◆ AIM:
Your task is to output the data exactly as it stands.

◆ SUPPLIED MATERIAL:
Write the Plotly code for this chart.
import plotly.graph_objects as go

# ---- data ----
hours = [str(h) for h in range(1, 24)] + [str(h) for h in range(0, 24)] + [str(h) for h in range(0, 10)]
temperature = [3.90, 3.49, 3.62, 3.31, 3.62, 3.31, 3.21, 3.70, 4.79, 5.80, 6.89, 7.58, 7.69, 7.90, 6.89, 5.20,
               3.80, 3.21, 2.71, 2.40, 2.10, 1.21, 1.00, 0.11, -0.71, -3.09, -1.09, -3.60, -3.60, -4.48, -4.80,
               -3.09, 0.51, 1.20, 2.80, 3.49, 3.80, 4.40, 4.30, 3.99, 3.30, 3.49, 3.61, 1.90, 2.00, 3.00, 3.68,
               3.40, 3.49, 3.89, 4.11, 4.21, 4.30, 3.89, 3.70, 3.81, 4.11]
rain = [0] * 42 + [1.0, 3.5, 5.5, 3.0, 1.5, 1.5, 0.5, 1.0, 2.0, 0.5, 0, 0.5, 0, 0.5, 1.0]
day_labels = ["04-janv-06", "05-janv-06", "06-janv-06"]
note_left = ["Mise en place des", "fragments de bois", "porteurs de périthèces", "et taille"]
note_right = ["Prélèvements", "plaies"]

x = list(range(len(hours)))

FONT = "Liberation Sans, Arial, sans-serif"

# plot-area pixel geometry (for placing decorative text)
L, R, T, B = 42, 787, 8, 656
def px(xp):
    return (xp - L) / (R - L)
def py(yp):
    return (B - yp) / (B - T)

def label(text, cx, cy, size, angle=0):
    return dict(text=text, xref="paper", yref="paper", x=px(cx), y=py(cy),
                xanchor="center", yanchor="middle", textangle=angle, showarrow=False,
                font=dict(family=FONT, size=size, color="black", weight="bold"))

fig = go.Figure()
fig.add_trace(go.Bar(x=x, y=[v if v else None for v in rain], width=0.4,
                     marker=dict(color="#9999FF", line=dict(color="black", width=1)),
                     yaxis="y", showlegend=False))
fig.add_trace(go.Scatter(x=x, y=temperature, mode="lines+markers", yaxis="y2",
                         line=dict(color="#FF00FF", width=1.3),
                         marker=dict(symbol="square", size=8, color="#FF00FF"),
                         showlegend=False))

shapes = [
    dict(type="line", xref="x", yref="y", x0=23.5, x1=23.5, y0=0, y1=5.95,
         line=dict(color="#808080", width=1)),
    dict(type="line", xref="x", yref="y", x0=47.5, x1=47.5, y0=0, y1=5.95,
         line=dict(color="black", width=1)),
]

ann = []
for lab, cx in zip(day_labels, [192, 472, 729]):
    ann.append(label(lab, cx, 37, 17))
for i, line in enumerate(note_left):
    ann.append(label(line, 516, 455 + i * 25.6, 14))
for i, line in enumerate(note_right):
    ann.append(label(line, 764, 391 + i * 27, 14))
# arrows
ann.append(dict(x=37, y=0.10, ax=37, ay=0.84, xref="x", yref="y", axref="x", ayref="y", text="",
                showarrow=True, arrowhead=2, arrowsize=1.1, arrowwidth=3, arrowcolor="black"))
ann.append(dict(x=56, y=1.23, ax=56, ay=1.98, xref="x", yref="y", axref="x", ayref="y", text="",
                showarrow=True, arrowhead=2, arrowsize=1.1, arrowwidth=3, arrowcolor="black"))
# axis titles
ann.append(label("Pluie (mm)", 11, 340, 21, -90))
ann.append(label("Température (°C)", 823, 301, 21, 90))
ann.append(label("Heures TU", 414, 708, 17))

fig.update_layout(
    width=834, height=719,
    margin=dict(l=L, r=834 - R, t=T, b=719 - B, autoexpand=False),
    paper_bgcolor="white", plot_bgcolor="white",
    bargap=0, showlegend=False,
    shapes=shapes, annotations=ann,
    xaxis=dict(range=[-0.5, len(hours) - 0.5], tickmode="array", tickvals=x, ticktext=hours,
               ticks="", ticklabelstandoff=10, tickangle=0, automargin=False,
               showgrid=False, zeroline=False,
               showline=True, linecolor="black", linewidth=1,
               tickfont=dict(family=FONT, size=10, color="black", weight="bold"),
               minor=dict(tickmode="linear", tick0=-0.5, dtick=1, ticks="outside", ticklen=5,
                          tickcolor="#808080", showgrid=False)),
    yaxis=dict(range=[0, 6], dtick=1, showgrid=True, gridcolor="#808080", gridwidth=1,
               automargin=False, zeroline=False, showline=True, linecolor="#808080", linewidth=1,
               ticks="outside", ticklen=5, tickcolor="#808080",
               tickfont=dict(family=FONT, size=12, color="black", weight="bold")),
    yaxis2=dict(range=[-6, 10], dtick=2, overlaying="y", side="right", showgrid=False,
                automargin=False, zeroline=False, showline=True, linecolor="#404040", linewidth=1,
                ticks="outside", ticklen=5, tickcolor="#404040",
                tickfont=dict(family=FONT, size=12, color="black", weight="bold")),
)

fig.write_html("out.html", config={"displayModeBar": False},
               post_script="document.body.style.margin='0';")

◆ ANSWER TO THIS TASK:
Write the Plotly code for this chart.
import plotly.graph_objects as go

# ---- data ----
hours = [str(h) for h in range(1, 24)] + [str(h) for h in range(0, 24)] + [str(h) for h in range(0, 10)]
temperature = [3.90, 3.49, 3.62, 3.31, 3.62, 3.31, 3.21, 3.70, 4.79, 5.80, 6.89, 7.58, 7.69, 7.90, 6.89, 5.20,
               3.80, 3.21, 2.71, 2.40, 2.10, 1.21, 1.00, 0.11, -0.71, -3.09, -1.09, -3.60, -3.60, -4.48, -4.80,
               -3.09, 0.51, 1.20, 2.80, 3.49, 3.80, 4.40, 4.30, 3.99, 3.30, 3.49, 3.61, 1.90, 2.00, 3.00, 3.68,
               3.40, 3.49, 3.89, 4.11, 4.21, 4.30, 3.89, 3.70, 3.81, 4.11]
rain = [0] * 42 + [1.0, 3.5, 5.5, 3.0, 1.5, 1.5, 0.5, 1.0, 2.0, 0.5, 0, 0.5, 0, 0.5, 1.0]
day_labels = ["04-janv-06", "05-janv-06", "06-janv-06"]
note_left = ["Mise en place des", "fragments de bois", "porteurs de périthèces", "et taille"]
note_right = ["Prélèvements", "plaies"]

x = list(range(len(hours)))

FONT = "Liberation Sans, Arial, sans-serif"

# plot-area pixel geometry (for placing decorative text)
L, R, T, B = 42, 787, 8, 656
def px(xp):
    return (xp - L) / (R - L)
def py(yp):
    return (B - yp) / (B - T)

def label(text, cx, cy, size, angle=0):
    return dict(text=text, xref="paper", yref="paper", x=px(cx), y=py(cy),
                xanchor="center", yanchor="middle", textangle=angle, showarrow=False,
                font=dict(family=FONT, size=size, color="black", weight="bold"))

fig = go.Figure()
fig.add_trace(go.Bar(x=x, y=[v if v else None for v in rain], width=0.4,
                     marker=dict(color="#9999FF", line=dict(color="black", width=1)),
                     yaxis="y", showlegend=False))
fig.add_trace(go.Scatter(x=x, y=temperature, mode="lines+markers", yaxis="y2",
                         line=dict(color="#FF00FF", width=1.3),
                         marker=dict(symbol="square", size=8, color="#FF00FF"),
                         showlegend=False))

shapes = [
    dict(type="line", xref="x", yref="y", x0=23.5, x1=23.5, y0=0, y1=5.95,
         line=dict(color="#808080", width=1)),
    dict(type="line", xref="x", yref="y", x0=47.5, x1=47.5, y0=0, y1=5.95,
         line=dict(color="black", width=1)),
]

ann = []
for lab, cx in zip(day_labels, [192, 472, 729]):
    ann.append(label(lab, cx, 37, 17))
for i, line in enumerate(note_left):
    ann.append(label(line, 516, 455 + i * 25.6, 14))
for i, line in enumerate(note_right):
    ann.append(label(line, 764, 391 + i * 27, 14))
# arrows
ann.append(dict(x=37, y=0.10, ax=37, ay=0.84, xref="x", yref="y", axref="x", ayref="y", text="",
                showarrow=True, arrowhead=2, arrowsize=1.1, arrowwidth=3, arrowcolor="black"))
ann.append(dict(x=56, y=1.23, ax=56, ay=1.98, xref="x", yref="y", axref="x", ayref="y", text="",
                showarrow=True, arrowhead=2, arrowsize=1.1, arrowwidth=3, arrowcolor="black"))
# axis titles
ann.append(label("Pluie (mm)", 11, 340, 21, -90))
ann.append(label("Température (°C)", 823, 301, 21, 90))
ann.append(label("Heures TU", 414, 708, 17))

fig.update_layout(
    width=834, height=719,
    margin=dict(l=L, r=834 - R, t=T, b=719 - B, autoexpand=False),
    paper_bgcolor="white", plot_bgcolor="white",
    bargap=0, showlegend=False,
    shapes=shapes, annotations=ann,
    xaxis=dict(range=[-0.5, len(hours) - 0.5], tickmode="array", tickvals=x, ticktext=hours,
               ticks="", ticklabelstandoff=10, tickangle=0, automargin=False,
               showgrid=False, zeroline=False,
               showline=True, linecolor="black", linewidth=1,
               tickfont=dict(family=FONT, size=10, color="black", weight="bold"),
               minor=dict(tickmode="linear", tick0=-0.5, dtick=1, ticks="outside", ticklen=5,
                          tickcolor="#808080", showgrid=False)),
    yaxis=dict(range=[0, 6], dtick=1, showgrid=True, gridcolor="#808080", gridwidth=1,
               automargin=False, zeroline=False, showline=True, linecolor="#808080", linewidth=1,
               ticks="outside", ticklen=5, tickcolor="#808080",
               tickfont=dict(family=FONT, size=12, color="black", weight="bold")),
    yaxis2=dict(range=[-6, 10], dtick=2, overlaying="y", side="right", showgrid=False,
                automargin=False, zeroline=False, showline=True, linecolor="#404040", linewidth=1,
                ticks="outside", ticklen=5, tickcolor="#404040",
                tickfont=dict(family=FONT, size=12, color="black", weight="bold")),
)

fig.write_html("out.html", config={"displayModeBar": False},
               post_script="document.body.style.margin='0';")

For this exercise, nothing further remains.